Copy out every line exactly, passing over the pictures.

Data provided
§

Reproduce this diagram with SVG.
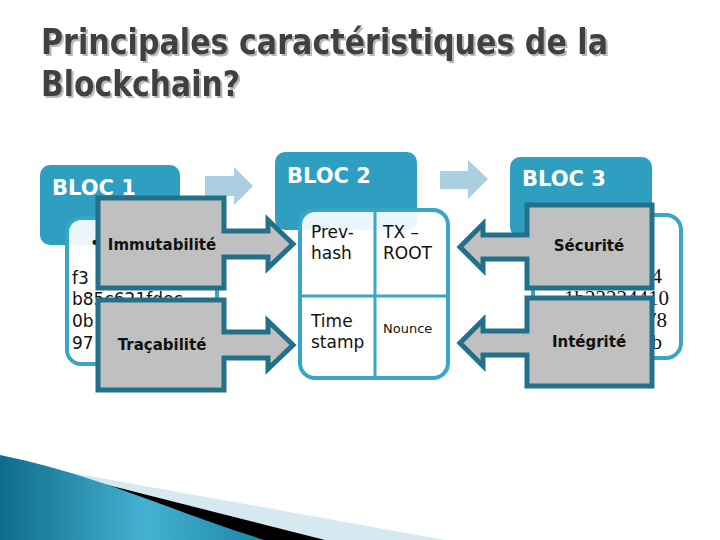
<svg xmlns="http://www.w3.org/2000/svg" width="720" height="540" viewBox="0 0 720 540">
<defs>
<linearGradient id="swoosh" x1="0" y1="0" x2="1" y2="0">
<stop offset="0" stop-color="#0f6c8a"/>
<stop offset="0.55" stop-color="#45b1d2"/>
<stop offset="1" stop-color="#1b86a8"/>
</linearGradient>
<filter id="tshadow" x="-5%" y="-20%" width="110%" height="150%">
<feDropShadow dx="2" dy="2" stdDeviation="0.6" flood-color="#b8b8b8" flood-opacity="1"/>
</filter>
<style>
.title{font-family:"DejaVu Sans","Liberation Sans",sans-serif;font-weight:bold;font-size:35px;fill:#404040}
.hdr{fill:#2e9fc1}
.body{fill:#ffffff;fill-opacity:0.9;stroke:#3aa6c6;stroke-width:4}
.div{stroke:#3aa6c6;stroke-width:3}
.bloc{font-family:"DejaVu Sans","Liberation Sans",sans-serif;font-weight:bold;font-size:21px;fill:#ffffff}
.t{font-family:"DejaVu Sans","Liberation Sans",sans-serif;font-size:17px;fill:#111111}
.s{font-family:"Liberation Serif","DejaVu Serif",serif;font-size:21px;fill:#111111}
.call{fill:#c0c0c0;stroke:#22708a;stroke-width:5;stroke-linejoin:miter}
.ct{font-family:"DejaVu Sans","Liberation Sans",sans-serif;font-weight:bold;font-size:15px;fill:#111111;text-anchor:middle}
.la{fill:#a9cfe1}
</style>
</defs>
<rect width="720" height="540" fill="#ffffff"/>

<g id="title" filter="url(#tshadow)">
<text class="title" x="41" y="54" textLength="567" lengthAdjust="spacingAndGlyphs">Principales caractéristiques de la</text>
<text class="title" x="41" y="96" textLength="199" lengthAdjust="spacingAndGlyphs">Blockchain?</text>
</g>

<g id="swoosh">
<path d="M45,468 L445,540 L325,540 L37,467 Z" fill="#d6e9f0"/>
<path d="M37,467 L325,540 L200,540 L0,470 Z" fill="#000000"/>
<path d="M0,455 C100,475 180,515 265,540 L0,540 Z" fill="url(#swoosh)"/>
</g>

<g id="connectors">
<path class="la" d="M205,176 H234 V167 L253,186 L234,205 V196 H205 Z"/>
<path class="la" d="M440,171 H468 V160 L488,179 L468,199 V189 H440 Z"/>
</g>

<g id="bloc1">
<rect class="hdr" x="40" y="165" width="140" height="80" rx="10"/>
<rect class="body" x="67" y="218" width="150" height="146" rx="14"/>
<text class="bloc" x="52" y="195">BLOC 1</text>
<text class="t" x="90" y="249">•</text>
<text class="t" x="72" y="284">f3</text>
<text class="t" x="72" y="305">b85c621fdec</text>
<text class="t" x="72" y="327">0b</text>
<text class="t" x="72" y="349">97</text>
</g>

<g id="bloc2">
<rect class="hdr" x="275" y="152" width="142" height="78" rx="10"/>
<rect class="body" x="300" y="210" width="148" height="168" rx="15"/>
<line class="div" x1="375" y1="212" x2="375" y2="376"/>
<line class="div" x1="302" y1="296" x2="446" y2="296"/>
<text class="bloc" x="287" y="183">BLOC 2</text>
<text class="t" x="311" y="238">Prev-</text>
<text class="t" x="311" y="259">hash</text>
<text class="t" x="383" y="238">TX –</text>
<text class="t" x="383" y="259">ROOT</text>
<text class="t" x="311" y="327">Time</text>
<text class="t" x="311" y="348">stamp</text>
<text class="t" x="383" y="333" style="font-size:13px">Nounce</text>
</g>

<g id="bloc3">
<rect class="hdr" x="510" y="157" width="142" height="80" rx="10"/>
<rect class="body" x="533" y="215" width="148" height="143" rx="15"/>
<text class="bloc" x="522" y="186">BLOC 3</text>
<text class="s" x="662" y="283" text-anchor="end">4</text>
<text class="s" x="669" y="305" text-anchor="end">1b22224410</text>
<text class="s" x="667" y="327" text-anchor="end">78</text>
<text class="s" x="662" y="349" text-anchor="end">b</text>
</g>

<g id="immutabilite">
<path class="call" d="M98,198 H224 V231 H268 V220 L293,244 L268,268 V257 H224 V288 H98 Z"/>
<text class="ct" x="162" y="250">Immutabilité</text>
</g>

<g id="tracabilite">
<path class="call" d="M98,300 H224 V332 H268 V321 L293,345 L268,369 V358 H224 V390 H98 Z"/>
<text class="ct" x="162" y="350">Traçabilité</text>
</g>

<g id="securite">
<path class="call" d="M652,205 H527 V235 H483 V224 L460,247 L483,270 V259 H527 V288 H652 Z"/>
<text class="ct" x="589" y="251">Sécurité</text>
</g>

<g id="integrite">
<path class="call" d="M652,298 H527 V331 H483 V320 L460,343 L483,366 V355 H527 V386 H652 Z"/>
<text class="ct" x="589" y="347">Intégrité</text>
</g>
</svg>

§

Output
Reproduce this diagram with SVG.
<svg xmlns="http://www.w3.org/2000/svg" width="720" height="540" viewBox="0 0 720 540">
<defs>
<linearGradient id="swoosh" x1="0" y1="0" x2="1" y2="0">
<stop offset="0" stop-color="#0f6c8a"/>
<stop offset="0.55" stop-color="#45b1d2"/>
<stop offset="1" stop-color="#1b86a8"/>
</linearGradient>
<filter id="tshadow" x="-5%" y="-20%" width="110%" height="150%">
<feDropShadow dx="2" dy="2" stdDeviation="0.6" flood-color="#b8b8b8" flood-opacity="1"/>
</filter>
<style>
.title{font-family:"DejaVu Sans","Liberation Sans",sans-serif;font-weight:bold;font-size:35px;fill:#404040}
.hdr{fill:#2e9fc1}
.body{fill:#ffffff;fill-opacity:0.9;stroke:#3aa6c6;stroke-width:4}
.div{stroke:#3aa6c6;stroke-width:3}
.bloc{font-family:"DejaVu Sans","Liberation Sans",sans-serif;font-weight:bold;font-size:21px;fill:#ffffff}
.t{font-family:"DejaVu Sans","Liberation Sans",sans-serif;font-size:17px;fill:#111111}
.s{font-family:"Liberation Serif","DejaVu Serif",serif;font-size:21px;fill:#111111}
.call{fill:#c0c0c0;stroke:#22708a;stroke-width:5;stroke-linejoin:miter}
.ct{font-family:"DejaVu Sans","Liberation Sans",sans-serif;font-weight:bold;font-size:15px;fill:#111111;text-anchor:middle}
.la{fill:#a9cfe1}
</style>
</defs>
<rect width="720" height="540" fill="#ffffff"/>

<g id="title" filter="url(#tshadow)">
<text class="title" x="41" y="54" textLength="567" lengthAdjust="spacingAndGlyphs">Principales caractéristiques de la</text>
<text class="title" x="41" y="96" textLength="199" lengthAdjust="spacingAndGlyphs">Blockchain?</text>
</g>

<g id="swoosh">
<path d="M45,468 L445,540 L325,540 L37,467 Z" fill="#d6e9f0"/>
<path d="M37,467 L325,540 L200,540 L0,470 Z" fill="#000000"/>
<path d="M0,455 C100,475 180,515 265,540 L0,540 Z" fill="url(#swoosh)"/>
</g>

<g id="connectors">
<path class="la" d="M205,176 H234 V167 L253,186 L234,205 V196 H205 Z"/>
<path class="la" d="M440,171 H468 V160 L488,179 L468,199 V189 H440 Z"/>
</g>

<g id="bloc1">
<rect class="hdr" x="40" y="165" width="140" height="80" rx="10"/>
<rect class="body" x="67" y="218" width="150" height="146" rx="14"/>
<text class="bloc" x="52" y="195">BLOC 1</text>
<text class="t" x="90" y="249">•</text>
<text class="t" x="72" y="284">f3</text>
<text class="t" x="72" y="305">b85c621fdec</text>
<text class="t" x="72" y="327">0b</text>
<text class="t" x="72" y="349">97</text>
</g>

<g id="bloc2">
<rect class="hdr" x="275" y="152" width="142" height="78" rx="10"/>
<rect class="body" x="300" y="210" width="148" height="168" rx="15"/>
<line class="div" x1="375" y1="212" x2="375" y2="376"/>
<line class="div" x1="302" y1="296" x2="446" y2="296"/>
<text class="bloc" x="287" y="183">BLOC 2</text>
<text class="t" x="311" y="238">Prev-</text>
<text class="t" x="311" y="259">hash</text>
<text class="t" x="383" y="238">TX –</text>
<text class="t" x="383" y="259">ROOT</text>
<text class="t" x="311" y="327">Time</text>
<text class="t" x="311" y="348">stamp</text>
<text class="t" x="383" y="333" style="font-size:13px">Nounce</text>
</g>

<g id="bloc3">
<rect class="hdr" x="510" y="157" width="142" height="80" rx="10"/>
<rect class="body" x="533" y="215" width="148" height="143" rx="15"/>
<text class="bloc" x="522" y="186">BLOC 3</text>
<text class="s" x="662" y="283" text-anchor="end">4</text>
<text class="s" x="669" y="305" text-anchor="end">1b22224410</text>
<text class="s" x="667" y="327" text-anchor="end">78</text>
<text class="s" x="662" y="349" text-anchor="end">b</text>
</g>

<g id="immutabilite">
<path class="call" d="M98,198 H224 V231 H268 V220 L293,244 L268,268 V257 H224 V288 H98 Z"/>
<text class="ct" x="162" y="250">Immutabilité</text>
</g>

<g id="tracabilite">
<path class="call" d="M98,300 H224 V332 H268 V321 L293,345 L268,369 V358 H224 V390 H98 Z"/>
<text class="ct" x="162" y="350">Traçabilité</text>
</g>

<g id="securite">
<path class="call" d="M652,205 H527 V235 H483 V224 L460,247 L483,270 V259 H527 V288 H652 Z"/>
<text class="ct" x="589" y="251">Sécurité</text>
</g>

<g id="integrite">
<path class="call" d="M652,298 H527 V331 H483 V320 L460,343 L483,366 V355 H527 V386 H652 Z"/>
<text class="ct" x="589" y="347">Intégrité</text>
</g>
</svg>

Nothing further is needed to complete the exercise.